This is not a review of Shiren the Wanderer. It really isnt. I feel I need to stress that because I’m going to be bringing it up a lot. Why am I going to be talking about Shiren the Wanderer? Well, because Touhou Genso Wanderer is pretty much a reskin of the recent PS Vita game, Shiren the Wanderer: The Tower of Fortune and the Dice of Fate.
Touhou Genso Wanderer falls under the category of Mystery Dungeon games. These are turn-based, rogue-like games where the player explores randomly generated levels, fighting monsters to reach the final area, in the case of Touhou Genso Wanderer, to reach the top of the tower. The turn-based nature of the game is set up so that when the player moves a step or attacks, the enemies will also take one action. As you kill enemies you gain experience to level up as a character and also you’re current equipment levels up. As well as managing health, you need to keep an eye on your “tummy” gauge – basically your hunger meter. The longer you play the hungrier the character becomes and unless you eat food, you die. When you do die (and you will!) you restart at the first area again and you start back at the first floor with zero experience. So far everything I’ve described is the same as for Shiren the Wanderer. If you’ve played Shiren, then you will feel right at home with Touhou Genso Wanderer. I personally loved Shiren the Wanderer and had sunk tens of hours into the game so I had mixed feelings about playing a game that was identical in so many ways.
You play the game as Reimu who is going on a journey to rescue her friend Rinnosuke, that has become possessed by an evil force. I have not played any Touhou Games previously so the characters were unfamiliar to me. The premise for the game was fine but the characters and dialog were awkward. Jokes fell flat and in some cases it seemed like the translation was off and left me wondering “who would talk like this?” Dialog scenes also went on far too long without adding anything to the story or the characters. The scenes can be skipped fortunately but there is a risk that you’ll miss some nuggets of useful information for instance about equipment or item fusion.
One element I disliked about Shiren the Wanderer was the overly long tutorials. I was close to giving up on the game in the first few hours due it being too difficult and dense. Touhou Genso Wanderer strips out the long tutorials. There is a 10 minute introduction of the core mechanics and then the game tells you to learn everything else as you play. I liked this approach and appreciated that the game didn’t waste too much time with explaining every mechanic in minutia, however I can imagine for new players the game may be much harder as they aren’t familiar with the gameplay. I did find Touhou Genso Wanderer easier than Shiren the wanderer and I reached the final boss on my first playthrough. Although, I don’t think this would be the case for those new to the game type.

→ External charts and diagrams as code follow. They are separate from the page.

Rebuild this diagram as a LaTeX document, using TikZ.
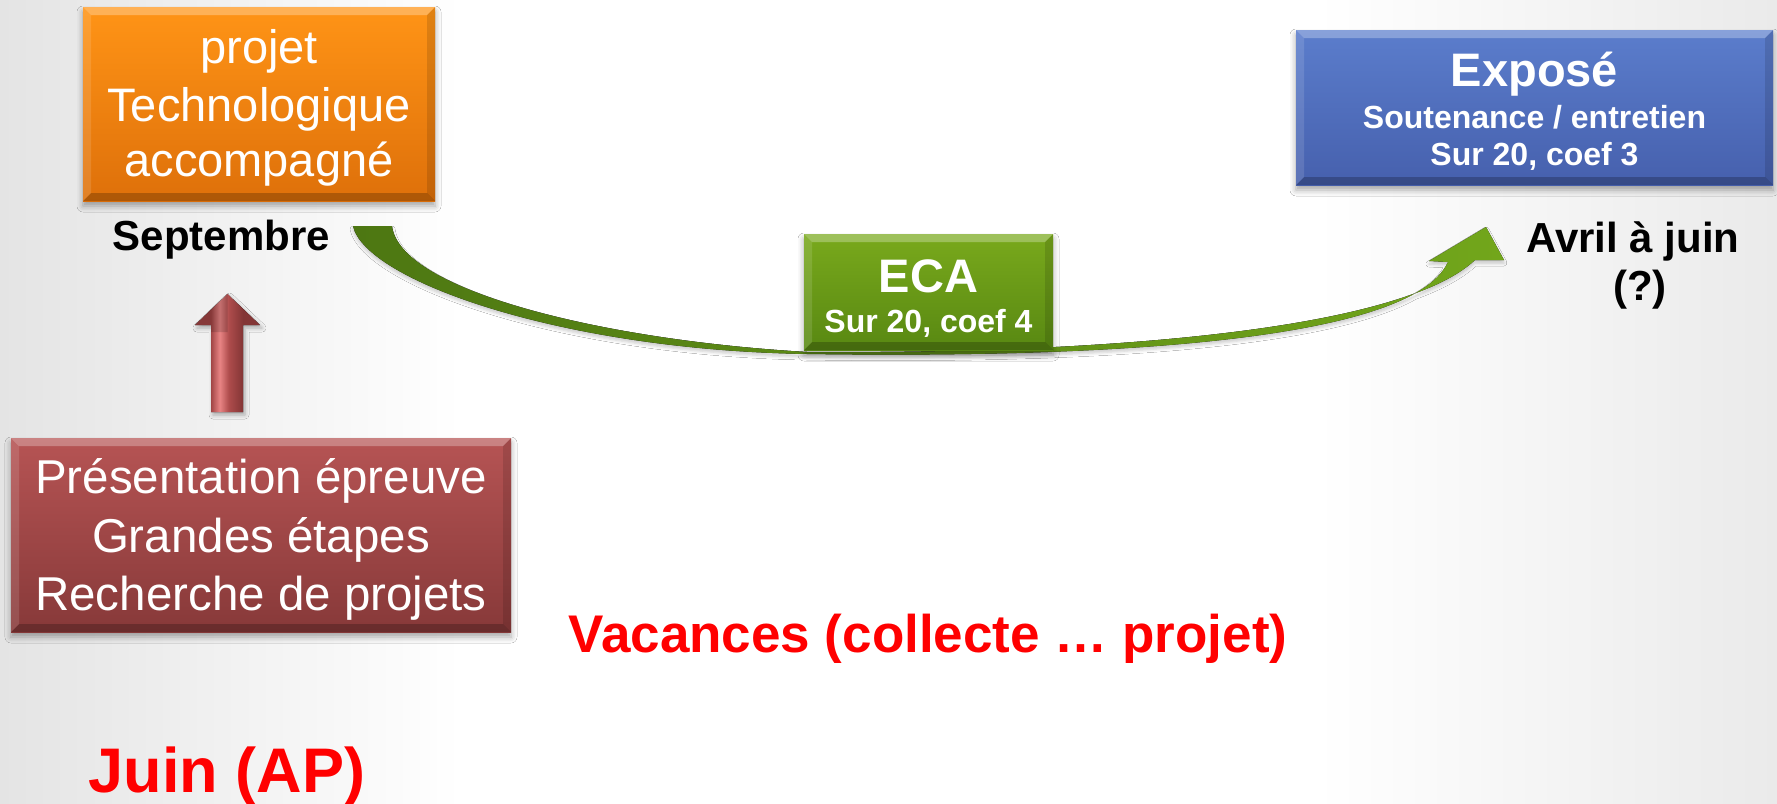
\documentclass[tikz,border=0pt]{standalone}
\usepackage{fontspec}
\setmainfont{Liberation Sans}
\usetikzlibrary{shadows.blur,calc}
\definecolor{bgL}{HTML}{E4E4E4}
\definecolor{bgR}{HTML}{EAEAEA}
\definecolor{orTop}{HTML}{FF9416}
\definecolor{orBot}{HTML}{DE700A}
\definecolor{blTop}{HTML}{5B7DCC}
\definecolor{blBot}{HTML}{4660AD}
\definecolor{rdTop}{HTML}{B65454}
\definecolor{rdBot}{HTML}{873939}
\definecolor{raL}{HTML}{9E4242}
\definecolor{raM}{HTML}{E88484}
\definecolor{raN}{HTML}{AE4C4C}
\definecolor{raR}{HTML}{833535}
\definecolor{gnTop}{HTML}{79A91C}
\definecolor{gnBot}{HTML}{588812}
\definecolor{arL}{HTML}{4D7712}
\definecolor{arR}{HTML}{72A61B}
\definecolor{vred}{HTML}{FF0000}
\pgfdeclarehorizontalshading{bgshade}{100bp}{color(0bp)=(bgL); color(25bp)=(bgL); color(38bp)=(white); color(62bp)=(white); color(75bp)=(bgR); color(100bp)=(bgR)}
\pgfdeclarehorizontalshading{redarrow}{100bp}{color(0bp)=(raL); color(37bp)=(raL); color(44bp)=(raM); color(51bp)=(raN); color(62bp)=(raR); color(100bp)=(raR)}
\begin{document}
\begin{tikzpicture}[x=1pt,y=-1pt,
  bevel/.style={path picture={
    \fill[white,opacity=.28] (path picture bounding box.north west) -- (path picture bounding box.north east)
      -- ([shift={(-8pt,-8pt)}]path picture bounding box.north east) -- ([shift={(8pt,-8pt)}]path picture bounding box.north west) -- cycle;
    \fill[black,opacity=.22] (path picture bounding box.south west) -- (path picture bounding box.south east)
      -- ([shift={(-8pt,8pt)}]path picture bounding box.south east) -- ([shift={(8pt,8pt)}]path picture bounding box.south west) -- cycle;
    \fill[white,opacity=.12] (path picture bounding box.north west) -- ([shift={(8pt,-8pt)}]path picture bounding box.north west)
      -- ([shift={(8pt,8pt)}]path picture bounding box.south west) -- (path picture bounding box.south west) -- cycle;
    \fill[black,opacity=.12] (path picture bounding box.north east) -- ([shift={(-8pt,-8pt)}]path picture bounding box.north east)
      -- ([shift={(-8pt,8pt)}]path picture bounding box.south east) -- (path picture bounding box.south east) -- cycle;
  }},
  box/.style={rectangle, inner sep=0pt, draw=none,
    blur shadow={shadow xshift=0pt, shadow yshift=-5pt, shadow blur radius=6pt, shadow opacity=35}, bevel},
  wtxt/.style={anchor=base, inner sep=0pt, text=white},
  btxt/.style={anchor=base, inner sep=0pt, text=black, font=\fontsize{42}{48}\selectfont\bfseries},
  rtxt/.style={anchor=base, inner sep=0pt, text=vred},
  big/.style={font=\fontsize{47}{57}\selectfont},
]
\useasboundingbox (0,0) rectangle (1777,803);
\shade[shading=bgshade] (0,0) rectangle (1777,803);

% green curved arrow
\coordinate (gA) at (353,226);
\coordinate (gB) at (392,226);
\coordinate (gTip) at (1486,227);
\fill[left color=arL, right color=arR,
      blur shadow={shadow xshift=0pt, shadow yshift=-3pt, shadow blur radius=3pt, shadow opacity=20}]
  (gA) .. controls (365,280) and (560,350) .. (807,354)
  .. controls (1080,358) and (1410,345) .. (1448,262)
  -- (1429,261) -- (gTip) -- (1504,260) -- (1475,260)
  .. controls (1395,335) and (1070,354) .. (807,352)
  .. controls (600,340) and (400,290) .. (gB) -- cycle;

% boxes
\node[box, top color=orTop, bottom color=orBot, minimum width=352pt, minimum height=194pt] (orange) at (259,104) {};
\node[box, top color=blTop, bottom color=blBot, minimum width=477pt, minimum height=155pt] (expose) at (1534.5,107.5) {};
\node[box, top color=gnTop, bottom color=gnBot, minimum width=249pt, minimum height=116pt] (eca) at (928.5,292) {};
\node[box, top color=rdTop, bottom color=rdBot, minimum width=500pt, minimum height=194pt] (redbox) at (261,535) {};

% red up arrow
\coordinate (raB) at (227,412);
\coordinate (raT) at (227.5,294);
\fill[shading=redarrow,
      blur shadow={shadow xshift=2pt, shadow yshift=-3pt, shadow blur radius=4pt, shadow opacity=30}]
  ($(raB)+(-16,0)$) -- ($(raB)+(-16,-87)$) -- ($(raB)+(-32,-87)$) -- (raT)
  -- ($(raB)+(33,-87)$) -- ($(raB)+(16,-87)$) -- ($(raB)+(16,0)$) -- cycle;
\fill[black,opacity=.15] ($(raB)+(-32,-87)$) -- (raT) -- ($(raB)+(0.5,-80)$) -- ($(raB)+(-16,-80)$) -- ($(raB)+(-16,-87)$) -- cycle;

% texts
\node[wtxt, big] (o1) at (259,63) {projet};
\node[wtxt, big] (o2) at (259,121) {Technologique};
\node[wtxt, big] (o3) at (259,176) {accompagné};

\node[wtxt, font=\fontsize{47}{57}\selectfont\bfseries] (e1) at (1534.5,86) {Exposé};
\node[wtxt, font=\fontsize{32}{38}\selectfont\bfseries] (e2) at (1534.5,128) {Soutenance / entretien};
\node[wtxt, font=\fontsize{32}{38}\selectfont\bfseries] (e3) at (1534.5,165) {Sur 20, coef 3};

\node[wtxt, font=\fontsize{47}{57}\selectfont\bfseries] (c1) at (928.5,292) {ECA};
\node[wtxt, font=\fontsize{32}{38}\selectfont\bfseries] (c2) at (928.5,332) {Sur 20, coef 4};

\node[wtxt, font=\fontsize{47.5}{58}\selectfont] (r1) at (261,493) {Présentation épreuve};
\node[wtxt, font=\fontsize{47.5}{58}\selectfont] (r2) at (261,552) {Grandes étapes};
\node[wtxt, font=\fontsize{47.5}{58}\selectfont] (r3) at (261,610) {Recherche de projets};

\node[btxt] (sept) at (221.5,250) {Septembre};
\node[btxt] (avril) at (1633,252) {Avril à juin};
\node[btxt] (q) at (1640,300) {(?)};

\node[rtxt, font=\fontsize{53}{60}\selectfont\bfseries] (vac) at (928,652) {Vacances (collecte … projet)};
\node[rtxt, font=\fontsize{63}{70}\selectfont\bfseries] (juin) at (227,792) {Juin (AP)};
\end{tikzpicture}
\end{document}
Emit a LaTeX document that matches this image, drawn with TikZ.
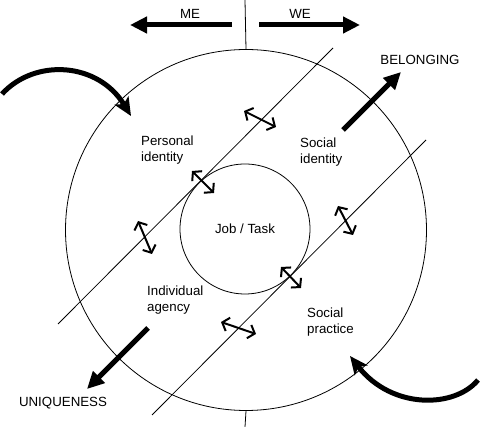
\documentclass[tikz,border=0pt]{standalone}
\usepackage{fontspec}
\setmainfont{Liberation Sans}
\usetikzlibrary{arrows.meta}
\tikzset{
  lbl/.style={inner sep=0pt,align=left,font=\fontsize{13.3}{15.5}\selectfont},
  thin/.style={line width=0.8pt},
  fat/.style={line width=5pt,-{Triangle[length=17pt,width=16pt]}},
  curvy/.style={line width=5pt,-{Stealth[length=18pt,width=16pt,inset=4pt]}},
  dbl/.style={line width=2pt,{Straight Barb[length=6pt,width=14pt]}-{Straight Barb[length=6pt,width=14pt]}}
}
\begin{document}
\begin{tikzpicture}
  [x=1pt,y=-1pt]
  \useasboundingbox (0,0) rectangle (480,427);
  % circles
  \node[thin,draw,circle,minimum size=361pt,inner sep=0pt] (outer) at (246,230) {};
  \node[thin,draw,circle,minimum size=130pt,inner sep=0pt,lbl] (job) at (245,229) {Job / Task};
  % texts
  \node[lbl,anchor=west] (pid) at (141,150) {Personal\\identity};
  \node[lbl,anchor=west] (sid) at (300,152) {Social\\identity};
  \node[lbl,anchor=west] (iag) at (147,300) {Individual\\agency};
  \node[lbl,anchor=west] (spr) at (307,322) {Social\\practice};
  \node[lbl] (me) at (190,14) {ME};
  \node[lbl] (we) at (300,14) {WE};
  \node[lbl] (bel) at (420,60) {BELONGING};
  \node[lbl] (uni) at (63,403) {UNIQUENESS};
  % axis and diagonals
  \coordinate (t1) at (245,0);
  \coordinate (b1) at (245,427);
  \coordinate (l1a) at (333,48);
  \coordinate (l1b) at (58,324);
  \coordinate (l2a) at (426,140);
  \coordinate (l2b) at (152,415);
  \draw[thin] (t1) -- (outer.north);
  \draw[thin] (outer.south) -- (b1);
  \foreach \from/\to in {l1a/l1b,l2a/l2b}
    \draw[thin] (\from) -- (\to);
  % double arrows
  \coordinate (d1a) at (244,111); \coordinate (d1b) at (276,127);
  \coordinate (d2a) at (192,171); \coordinate (d2b) at (214,193);
  \coordinate (d3a) at (138,221); \coordinate (d3b) at (152,254);
  \coordinate (d4a) at (281,267); \coordinate (d4b) at (301,288);
  \coordinate (d5a) at (338,206); \coordinate (d5b) at (353,235);
  \coordinate (d6a) at (221,322); \coordinate (d6b) at (256,334);
  \foreach \from/\to in {d1a/d1b,d2a/d2b,d3a/d3b,d4a/d4b,d5a/d5b,d6a/d6b}
    \draw[dbl] (\from) -- (\to);
  % thick arrows
  \coordinate (mes) at (232,25); \coordinate (mee) at (130,25);
  \coordinate (wes) at (259,25); \coordinate (wee) at (360,25);
  \coordinate (bes) at (343,130); \coordinate (bee) at (401,72);
  \coordinate (uns) at (148,328); \coordinate (une) at (87,389);
  \foreach \from/\to in {mes/mee,wes/wee,bes/bee,uns/une}
    \draw[fat] (\from) -- (\to);
  % curved arrows
  \coordinate (cas) at (2,94); \coordinate (cae) at (131,116);
  \coordinate (cbs) at (478,380); \coordinate (cbe) at (350,356);
  \draw[curvy] (cas) .. controls (35,58) and (98,62) .. (cae);
  \draw[curvy] (cbs) .. controls (455,408) and (392,410) .. (cbe);
\end{tikzpicture}
\end{document}
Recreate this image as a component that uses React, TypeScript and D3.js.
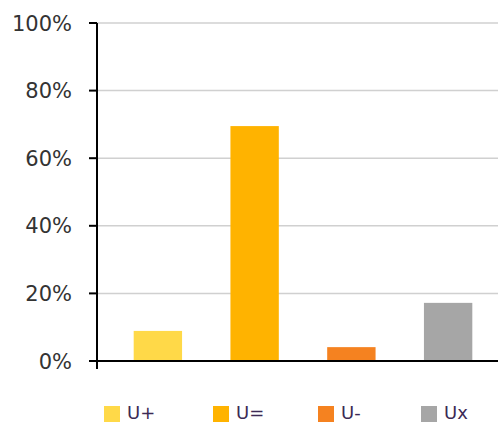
import React from "react";
import * as d3 from "d3";

const categories = ["U+", "U=", "U-", "Ux"];
const values = [0.089, 0.695, 0.041, 0.172];
const colors = ["#FFD948", "#FFB300", "#F58220", "#A6A6A6"];
const yTicks = [0, 0.2, 0.4, 0.6, 0.8, 1.0];

export default function App() {
  const W = 498, H = 423;
  const axisX = 97;
  const y = d3.scaleLinear().domain([0, 1]).range([361, 23]);
  const x = d3.scaleBand<string>().domain(categories).range([109.5, 496.5]).paddingInner(0.5).paddingOuter(0.25);
  const fmt = d3.format(".0%");
  const legendX = [104, 213, 318, 421];
  return (
    <svg width={W} height={H} style={{ position: "absolute", left: 0, top: 0, background: "#fff" }}
      fontFamily="DejaVu Sans, Verdana, sans-serif">
      {yTicks.filter(t => t > 0).map(t => (
        <line key={"g" + t} x1={axisX} x2={W} y1={y(t)} y2={y(t)} stroke="#D0D0D0" strokeWidth={1.5} />
      ))}
      {categories.map((c, i) => (
        <rect key={c} x={x(c)} width={x.bandwidth()} y={y(values[i])} height={y(0) - y(values[i])} fill={colors[i]} />
      ))}
      <line x1={axisX - 8} x2={W} y1={y(0)} y2={y(0)} stroke="#000" strokeWidth={2} />
      <line x1={axisX} x2={axisX} y1={y(1)} y2={y(0) + 8} stroke="#000" strokeWidth={2} />
      {yTicks.map(t => (
        <g key={"t" + t}>
          <line x1={axisX - 8} x2={axisX} y1={y(t)} y2={y(t)} stroke="#000" strokeWidth={2} />
          <text x={72} y={y(t)} dy="0.36em" textAnchor="end" fontSize={21} fill="#333">{fmt(t)}</text>
        </g>
      ))}
      {categories.map((c, i) => (
        <g key={"l" + c}>
          <rect x={legendX[i]} y={406} width={16} height={16} fill={colors[i]} />
          <text x={legendX[i] + 23} y={419} fontSize={18} fill="#3C2A55">{c}</text>
        </g>
      ))}
    </svg>
  );
}
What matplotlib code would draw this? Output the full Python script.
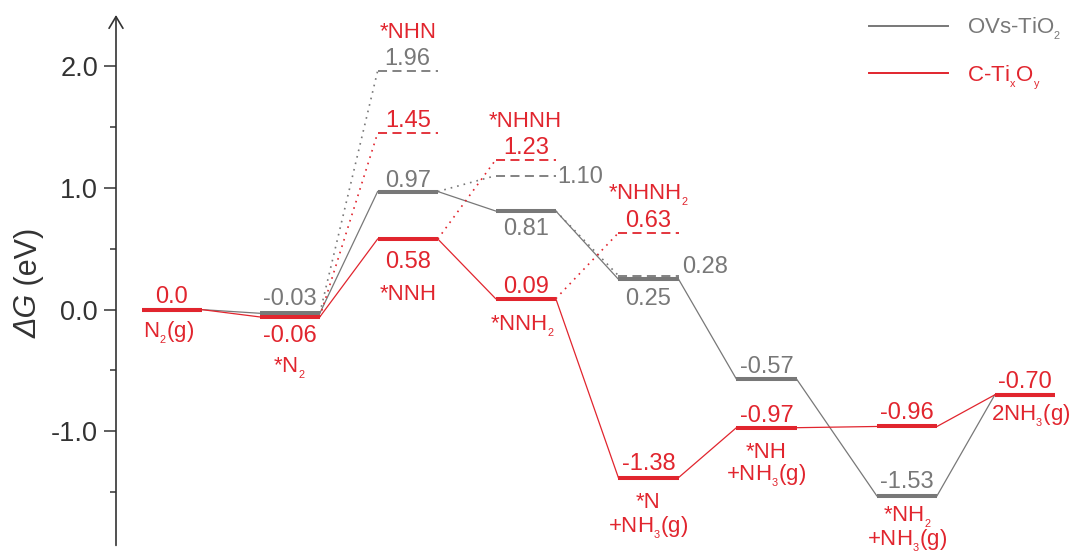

Unlike Shiren, when you die you keep your equipment and items and your equipment remains levelled up. You can also fuse your weapons and armour to other equipment to grant them new abilities and to improve their stats and these stats also carry over into subsequent playthroughs. This element made the game easier after each death. Rather than death being a penalty for failure, it becomes an opportunity to level your weapon and armour up further. However it also made the game easier because your equipment becomes overpowered the more you play. I reached the final boss on every playthrough of the game which was not the case for Shiren. The game compensates for having easier levels with an insanely difficult final boss for the core game and even harder optional dungeons to play in post-game. It took Me around 10 attempts before I finally managed to beat the main game boss. I found it frustrating to have a difficulty spike so high that I needed to die again and again to finally level up my weapons sufficiently to beat the boss. Shiren had a more progressive difficulty rather than one big spike at the end.
The graphics are cute, chibi style anime characters. It suits the game fine although all the enemies are all clones of young girls. It took me a while to differentiate them enough so that I knew which were real threats and which could be killed with one hit.
Once you complete the main quest you then unlock 3 new dungeons with increasing difficulty. I completed one and got to the final boss on the next dungeon but could not beat him. I played for around 25 hours and that’s without finishing the hard and very hard dungeons. It’s a very difficult game to platinum especially when you have the risk of the equipment you’ve been levelling for 20 hours being stolen from you – which is what happened to me just before I reached the boss of the hard dungeon!
My review is coloured by the fact that I played Shiren the Wanderer first and loved it. Touhou Genso Wanderer handles the first few hours of the game better than Shiren but it can also be frustrating replaying the same easy levels over and over just to reach a final boss that is so difficult. Having said that, I really enjoyed the game because it does have the same addictive and complex mechanics that I enjoyed with Shiren. When I first started the game I had written it off in my head as just a clone of another game but that wasn’t fair. It may feel like a clone but it’s a clone of an amazing game that does so much right and manages even now to make me want to go back and have another shot at the hard dungeon.